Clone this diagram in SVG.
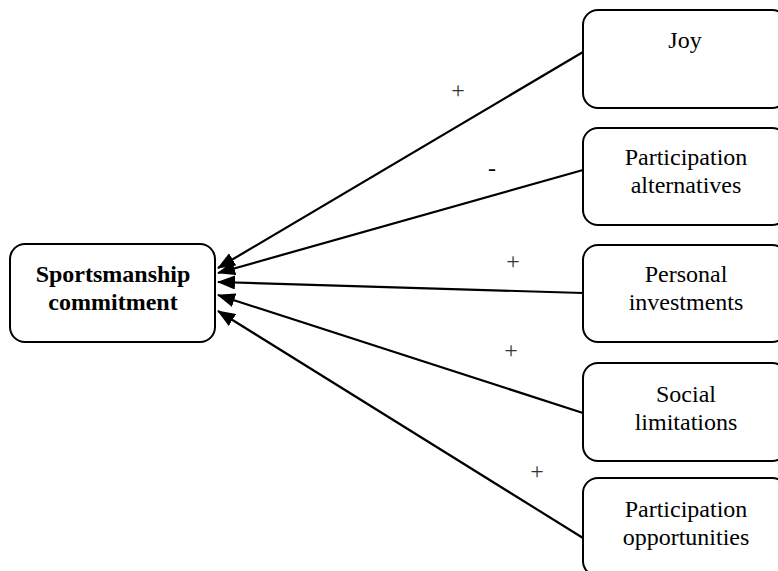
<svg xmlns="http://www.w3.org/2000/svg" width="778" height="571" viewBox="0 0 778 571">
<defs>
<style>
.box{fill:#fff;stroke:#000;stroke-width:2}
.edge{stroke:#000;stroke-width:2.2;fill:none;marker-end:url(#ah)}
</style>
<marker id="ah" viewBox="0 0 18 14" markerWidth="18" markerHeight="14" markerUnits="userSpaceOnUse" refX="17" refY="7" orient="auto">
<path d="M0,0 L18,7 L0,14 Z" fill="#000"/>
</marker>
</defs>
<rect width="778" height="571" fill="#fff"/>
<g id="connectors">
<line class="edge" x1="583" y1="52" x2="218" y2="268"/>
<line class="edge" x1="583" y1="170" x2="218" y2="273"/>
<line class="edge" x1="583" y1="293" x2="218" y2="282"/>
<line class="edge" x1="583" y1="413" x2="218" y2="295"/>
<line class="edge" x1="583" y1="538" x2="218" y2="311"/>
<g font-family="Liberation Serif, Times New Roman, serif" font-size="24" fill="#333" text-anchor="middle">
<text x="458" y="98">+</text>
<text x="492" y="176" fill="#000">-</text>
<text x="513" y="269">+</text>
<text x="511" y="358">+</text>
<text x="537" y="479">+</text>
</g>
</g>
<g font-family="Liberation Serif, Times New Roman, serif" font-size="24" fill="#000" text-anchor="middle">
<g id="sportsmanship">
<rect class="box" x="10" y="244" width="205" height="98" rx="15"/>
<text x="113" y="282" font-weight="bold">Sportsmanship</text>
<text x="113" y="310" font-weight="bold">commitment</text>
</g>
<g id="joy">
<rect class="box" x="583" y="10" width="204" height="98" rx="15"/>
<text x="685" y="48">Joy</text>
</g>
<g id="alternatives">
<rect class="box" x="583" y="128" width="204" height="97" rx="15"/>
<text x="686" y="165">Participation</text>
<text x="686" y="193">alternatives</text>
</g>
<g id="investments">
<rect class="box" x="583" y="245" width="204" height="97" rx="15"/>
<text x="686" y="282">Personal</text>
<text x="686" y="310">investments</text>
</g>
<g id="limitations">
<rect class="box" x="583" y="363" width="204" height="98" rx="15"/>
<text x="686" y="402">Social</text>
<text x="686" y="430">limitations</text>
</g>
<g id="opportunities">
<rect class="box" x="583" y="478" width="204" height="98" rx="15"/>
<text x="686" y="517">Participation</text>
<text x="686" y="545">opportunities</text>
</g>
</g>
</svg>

+++

**Short task:** Print the whole listing above once more, word for word, without its pictures.

**Task answer:**
Clone this diagram in SVG.
<svg xmlns="http://www.w3.org/2000/svg" width="778" height="571" viewBox="0 0 778 571">
<defs>
<style>
.box{fill:#fff;stroke:#000;stroke-width:2}
.edge{stroke:#000;stroke-width:2.2;fill:none;marker-end:url(#ah)}
</style>
<marker id="ah" viewBox="0 0 18 14" markerWidth="18" markerHeight="14" markerUnits="userSpaceOnUse" refX="17" refY="7" orient="auto">
<path d="M0,0 L18,7 L0,14 Z" fill="#000"/>
</marker>
</defs>
<rect width="778" height="571" fill="#fff"/>
<g id="connectors">
<line class="edge" x1="583" y1="52" x2="218" y2="268"/>
<line class="edge" x1="583" y1="170" x2="218" y2="273"/>
<line class="edge" x1="583" y1="293" x2="218" y2="282"/>
<line class="edge" x1="583" y1="413" x2="218" y2="295"/>
<line class="edge" x1="583" y1="538" x2="218" y2="311"/>
<g font-family="Liberation Serif, Times New Roman, serif" font-size="24" fill="#333" text-anchor="middle">
<text x="458" y="98">+</text>
<text x="492" y="176" fill="#000">-</text>
<text x="513" y="269">+</text>
<text x="511" y="358">+</text>
<text x="537" y="479">+</text>
</g>
</g>
<g font-family="Liberation Serif, Times New Roman, serif" font-size="24" fill="#000" text-anchor="middle">
<g id="sportsmanship">
<rect class="box" x="10" y="244" width="205" height="98" rx="15"/>
<text x="113" y="282" font-weight="bold">Sportsmanship</text>
<text x="113" y="310" font-weight="bold">commitment</text>
</g>
<g id="joy">
<rect class="box" x="583" y="10" width="204" height="98" rx="15"/>
<text x="685" y="48">Joy</text>
</g>
<g id="alternatives">
<rect class="box" x="583" y="128" width="204" height="97" rx="15"/>
<text x="686" y="165">Participation</text>
<text x="686" y="193">alternatives</text>
</g>
<g id="investments">
<rect class="box" x="583" y="245" width="204" height="97" rx="15"/>
<text x="686" y="282">Personal</text>
<text x="686" y="310">investments</text>
</g>
<g id="limitations">
<rect class="box" x="583" y="363" width="204" height="98" rx="15"/>
<text x="686" y="402">Social</text>
<text x="686" y="430">limitations</text>
</g>
<g id="opportunities">
<rect class="box" x="583" y="478" width="204" height="98" rx="15"/>
<text x="686" y="517">Participation</text>
<text x="686" y="545">opportunities</text>
</g>
</g>
</svg>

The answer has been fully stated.